Os processos que originaram as decisões da Justiça tiveram início em 2013. O mandado judicial, de acordo com a nota da secretaria, foi encaminhado aos provedores de infraestrutura, responsáveis pelo envio e recebimento de dados, e para os provedores de conexão, incluídas as operadoras de telefonia móvel.

Terra de ninguém 
A sentença foi emitida em 11 de fevereiro e deu um prazo de 24 horas para que as empresas de telefonia suspendam não só os acessos a serviços dos domínios whatsapp.net e whatsapp.com, mas como o uso do aplicativo. De acordo com o portal Terra, o juiz Luiz de Moura Correia afirmou que a medida ainda não foi cumprida devido a greve do Judiciário piauiense.

O juiz afirmou que a medida é temporária, com o objetivo de fazer a companhia colaborar com as investigações. “A postura da empresa, sob alegação de não ter escritório neste País, se mantém inerte às solicitações da Justiça brasileira, desrespeitando decisões judiciais a bel prazer, tornando-se verdadeira ‘terra de ninguém’, atentando contra a soberania deste Estado”, disse o juiz.

Prejuízo a terceiros
O advogado Omar Kaminski explica que, pelo que foi divulgado, a suspensão se deu em virtude do descumprimento, ou desobediência a ordem judicial anterior, o que é uma das medidas coercitivas disponíveis ao juiz. “No caso, o embasamento jurídico é o artigo 461, parágrafo 5º do Código de Processo Civil”, afirma. A norma em questão diz que para a efetivação da tutela específica o juiz pode determinar as medidas necessárias como multa por tempo de atraso, busca e apreensão, entre outras.

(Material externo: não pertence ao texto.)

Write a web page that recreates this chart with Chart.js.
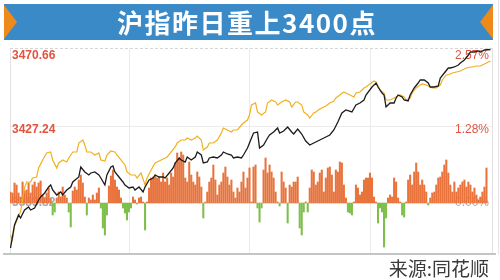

Kaminski aponta também que o juiz pode ter aplicado ao caso, erroneamente, o previsto nos artigos 11 e 12 do Marco Civil da Internet, que prevê como sanções a advertência, multa e, como medidas mais drásticas, a suspensão temporária e até mesmo a proibição das atividades. Entretanto, para Kaminski, mesmo teoricamente factível o bloqueio, ele é ineficaz tecnicamente e pode prejudicar toda uma coletividade de boa-fé. “Por isso é medida extrema a ser executada com cautela, dando-se preferência a outros métodos”, diz.

O advogado Alexandre Nassar Lopes, sócio do escritório Fragata e Antunes Advogados, aponta que a decisão falha em não especificar quem são as pessoas envolvidas , o que dificulta seu cumprimento. 

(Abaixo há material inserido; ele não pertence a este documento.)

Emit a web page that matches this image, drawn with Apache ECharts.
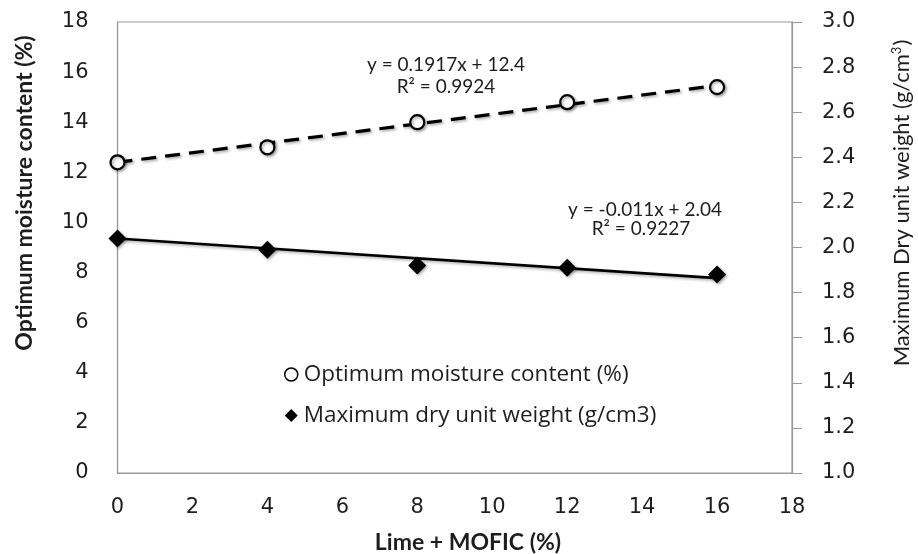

“O bloqueio generalizado do provedor impede indevidamente o acesso dos usuários não envolvidos no eventual crime ou na divulgação de conteúdo impróprio. Também põe em risco a segurança do serviço, já que essa falta de identificação dos criminosos permitirá a quebra do direito de privacidade dos demais usuários, porque passa a ser preciso verificar individualmente a origem e a localização dos conteúdos impróprios", explica Nassar Lopes

Segundo o especialista, os artigos 18 e 19 do Marco Civil da Internet protegem os provedores pelo conteúdo gerado por terceiros, ao determinar que o provedor de conexão à internet “não será responsabilizado civilmente por danos decorrentes de conteúdo gerado por terceiros”.

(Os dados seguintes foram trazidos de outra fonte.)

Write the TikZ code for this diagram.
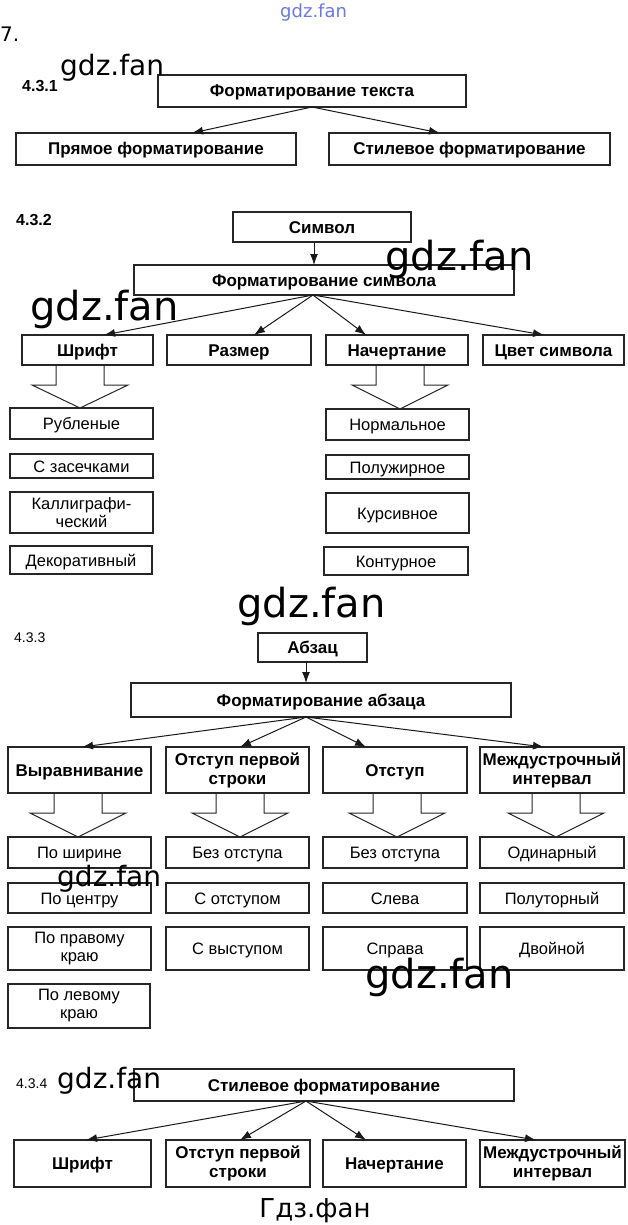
\documentclass[tikz,border=0pt]{standalone}
\usepackage{fontspec}
\setmainfont{Liberation Sans}
\newfontfamily\wmfont{DejaVu Sans}
\usetikzlibrary{arrows.meta}
\newcommand\harrow[3]{\draw[hol] (#1-24,#2) -- (#1-24,#2+20) -- (#1-48,#2+20) -- (#1,#3) -- (#1+48,#2+20) -- (#1+24,#2+20) -- (#1+24,#2);}
\begin{document}
\begin{tikzpicture}[x=1pt,y=-1pt,
  bx/.style={draw=black!85, line width=1.3pt, inner sep=0pt, outer sep=0pt, align=center,
    font=\fontsize{17}{19}\selectfont\bfseries},
  sb/.style={bx, font=\fontsize{16.5}{18}\selectfont},
  one/.style={text height=12pt, text depth=0pt},
  arr/.style={-{Latex[length=11pt,width=8pt]}, line width=1pt, draw=black!90},
  hol/.style={line width=1pt, draw=black!85},
  lab/.style={anchor=base west, inner sep=0pt},
  wm/.style={anchor=base west, inner sep=0pt, font=\wmfont\fontsize{40}{40}\selectfont},
  wms/.style={wm, font=\wmfont\fontsize{28}{28}\selectfont}]
\fill[white] (0,0) rectangle (627,1225);
\useasboundingbox (0,0) rectangle (627,1225);

% ---- 4.3.1
\node[lab, font=\fontsize{16}{16}\selectfont\bfseries] (l1) at (22,92) {4.3.1};
\node[bx, one, minimum width=308pt, minimum height=32pt] (ft) at (312,91) {Форматирование текста};
\node[bx, one, minimum width=280pt, minimum height=32pt] (pf) at (156,149) {Прямое форматирование};
\node[bx, one, minimum width=281pt, minimum height=32pt] (sf) at (469.5,149) {Стилевое форматирование};
\draw[arr] (ft.south) -- ([xshift=36pt]pf.north);
\draw[arr] (ft.south) -- ([xshift=-29.5pt]sf.north);

% ---- 4.3.2
\node[lab, font=\fontsize{16}{16}\selectfont\bfseries] (l2) at (16,225) {4.3.2};
\node[bx, one, minimum width=178pt, minimum height=30pt] (sym) at (322,227) {Символ};
\node[bx, one, minimum width=380pt, minimum height=30pt] (fs) at (324,280) {Форматирование символа};
\draw[arr] ([xshift=-8pt]sym.south) -- ([xshift=-10pt]fs.north);
\node[bx, one, minimum width=131pt, minimum height=30pt] (shr) at (87.5,350) {Шрифт};
\node[bx, one, minimum width=144pt, minimum height=30pt] (raz) at (239,350) {Размер};
\node[bx, one, minimum width=142pt, minimum height=30pt] (nach) at (397,350) {Начертание};
\node[bx, one, minimum width=141pt, minimum height=30pt] (cvet) at (553.5,350) {Цвет символа};
\coordinate (fsb) at ([xshift=-11pt]fs.south);
\draw[arr] (fsb) -- ([xshift=16.5pt]shr.north);
\draw[arr] (fsb) -- ([xshift=15pt]raz.north);
\draw[arr] (fsb) -- ([xshift=-31pt]nach.north);
\draw[arr] (fsb) -- ([xshift=-9.5pt]cvet.north);
\harrow{80}{365}{408}
\harrow{400}{365}{409}
\node[sb, one, minimum width=143pt, minimum height=31pt] (rub) at (81.5,423.5) {Рубленые};
\node[sb, one, minimum width=143pt, minimum height=24pt] (zas) at (81.5,466) {С засечками};
\node[sb, minimum width=143pt, minimum height=41pt] (kal) at (81.5,512.5) {Каллиграфи-\\ческий};
\node[sb, one, minimum width=142pt, minimum height=28pt] (dek) at (81,560) {Декоративный};
\node[sb, one, minimum width=143pt, minimum height=31pt] (norm) at (397.5,424.5) {Нормальное};
\node[sb, one, minimum width=143pt, minimum height=24pt] (pzh) at (397.5,467) {Полужирное};
\node[sb, one, minimum width=143pt, minimum height=40pt] (kurs) at (397.5,513) {Курсивное};
\node[sb, one, minimum width=144pt, minimum height=28pt] (kont) at (396,561) {Контурное};

% ---- 4.3.3
\node[lab, font=\fontsize{14}{14}\selectfont] (l3) at (14,642) {4.3.3};
\node[bx, one, minimum width=109pt, minimum height=29pt] (abz) at (312.5,647.5) {Абзац};
\node[bx, one, minimum width=380pt, minimum height=34pt] (fa) at (321,700) {Форматирование абзаца};
\draw[arr] ([xshift=-6.5pt]abz.south) -- ([xshift=-15pt]fa.north);
\node[bx, one, minimum width=143pt, minimum height=46pt] (vyr) at (79.5,770) {Выравнивание};
\node[bx, minimum width=143pt, minimum height=46pt] (otp) at (237.5,770) {Отступ первой\\строки};
\node[bx, one, minimum width=144pt, minimum height=46pt] (ots) at (395,770) {Отступ};
\node[bx, minimum width=144pt, minimum height=46pt] (mez) at (552,770) {Междустрочный\\интервал};
\coordinate (fab) at ([xshift=-15pt]fa.south);
\draw[arr] (fab) -- ([xshift=2.5pt]vyr.north);
\draw[arr] (fab) -- ([xshift=2.5pt]otp.north);
\draw[arr] (fab) -- ([xshift=-29pt]ots.north);
\draw[arr] (fab) -- ([xshift=-8pt]mez.north);
\harrow{78}{793}{837}
\harrow{240}{793}{837}
\harrow{397}{793}{837}
\harrow{556}{793}{837}
\node[sb, one, minimum width=143pt, minimum height=31pt] (a1) at (79.5,852.5) {По ширине};
\node[sb, one, minimum width=143pt, minimum height=30pt] (a2) at (79.5,898) {По центру};
\node[sb, minimum width=143pt, minimum height=43pt] (a3) at (79.5,948.5) {По правому\\краю};
\node[sb, minimum width=142pt, minimum height=44pt] (a4) at (79,1006) {По левому\\краю};
\node[sb, one, minimum width=143pt, minimum height=31pt] (b1) at (237.5,852.5) {Без отступа};
\node[sb, one, minimum width=143pt, minimum height=30pt] (b2) at (237.5,898) {С отступом};
\node[sb, one, minimum width=143pt, minimum height=43pt] (b3) at (237.5,948.5) {С выступом};
\node[sb, one, minimum width=144pt, minimum height=31pt] (c1) at (395,852.5) {Без отступа};
\node[sb, one, minimum width=144pt, minimum height=30pt] (c2) at (395,898) {Слева};
\node[sb, one, minimum width=144pt, minimum height=43pt] (c3) at (395,948.5) {Справа};
\node[sb, one, minimum width=144pt, minimum height=31pt] (d1) at (552,852.5) {Одинарный};
\node[sb, one, minimum width=144pt, minimum height=30pt] (d2) at (552,898) {Полуторный};
\node[sb, one, minimum width=144pt, minimum height=43pt] (d3) at (552,948.5) {Двойной};

% ---- 4.3.4
\node[lab, font=\fontsize{14}{14}\selectfont] (l4) at (16,1088) {4.3.4};
\node[bx, one, minimum width=380pt, minimum height=32pt] (sf2) at (324,1085) {Стилевое форматирование};
\node[bx, one, minimum width=137pt, minimum height=47pt] (shr2) at (82.5,1163.5) {Шрифт};
\node[bx, minimum width=144pt, minimum height=47pt] (otp2) at (238,1163.5) {Отступ первой\\строки};
\node[bx, one, minimum width=143pt, minimum height=47pt] (nach2) at (394.5,1163.5) {Начертание};
\node[bx, minimum width=145pt, minimum height=47pt] (mez2) at (552.5,1163.5) {Междустрочный\\интервал};
\coordinate (sfb) at ([xshift=-18pt]sf2.south);
\draw[arr] (sfb) -- ([xshift=3.5pt]shr2.north);
\draw[arr] (sfb) -- ([xshift=2pt]otp2.north);
\draw[arr] (sfb) -- ([xshift=-28.5pt]nach2.north);
\draw[arr] (sfb) -- ([xshift=-16.5pt]mez2.north);

% ---- watermarks and page texts
\node[anchor=base west, inner sep=0pt, text={rgb,255:red,110;green,120;blue,225},
  font=\wmfont\fontsize{18}{18}\selectfont] (w0) at (280,18) {gdz.fan};
\node[anchor=base west, inner sep=0pt, font=\wmfont\fontsize{20}{20}\selectfont] (num) at (0,42) {7.};
\node[wms] (w1) at (60,76) {gdz.fan};
\node[wm] (w2) at (385,270) {gdz.fan};
\node[wm] (w3) at (30,320) {gdz.fan};
\node[wm] (w4) at (237,617) {gdz.fan};
\node[wms] (w5) at (57,886) {gdz.fan};
\node[wm] (w6) at (365,988) {gdz.fan};
\node[wms] (w7) at (57,1088) {gdz.fan};
\node[anchor=base, inner sep=0pt, font=\wmfont\fontsize{26}{26}\selectfont] (w8) at (315,1217) {Гдз.фан};
\end{tikzpicture}
\end{document}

O setor de telecomunicações também reagiu à decisão. Em nota, o Sindicato Nacional das Empresas de Telefonia e de Serviço Móvel Celular e Pessoal (SindiTelebrasil), afirma que "a medida pode causar um enorme prejuízo a milhões de brasileiros que usam os serviços, essenciais em muitos casos para o dia a dia das pessoas, inclusive no trabalho.”

Para a entidade, a decisão é desproporcional, já que para conseguir informações de um número reduzido de pessoas, negadas pela proprietária do Whatsapp, decidiu-se suspender o serviço em todo o país e "para isso, exigir a aplicação dessa medida das prestadoras de telecomunicações, que não têm nenhuma relação com o serviço.”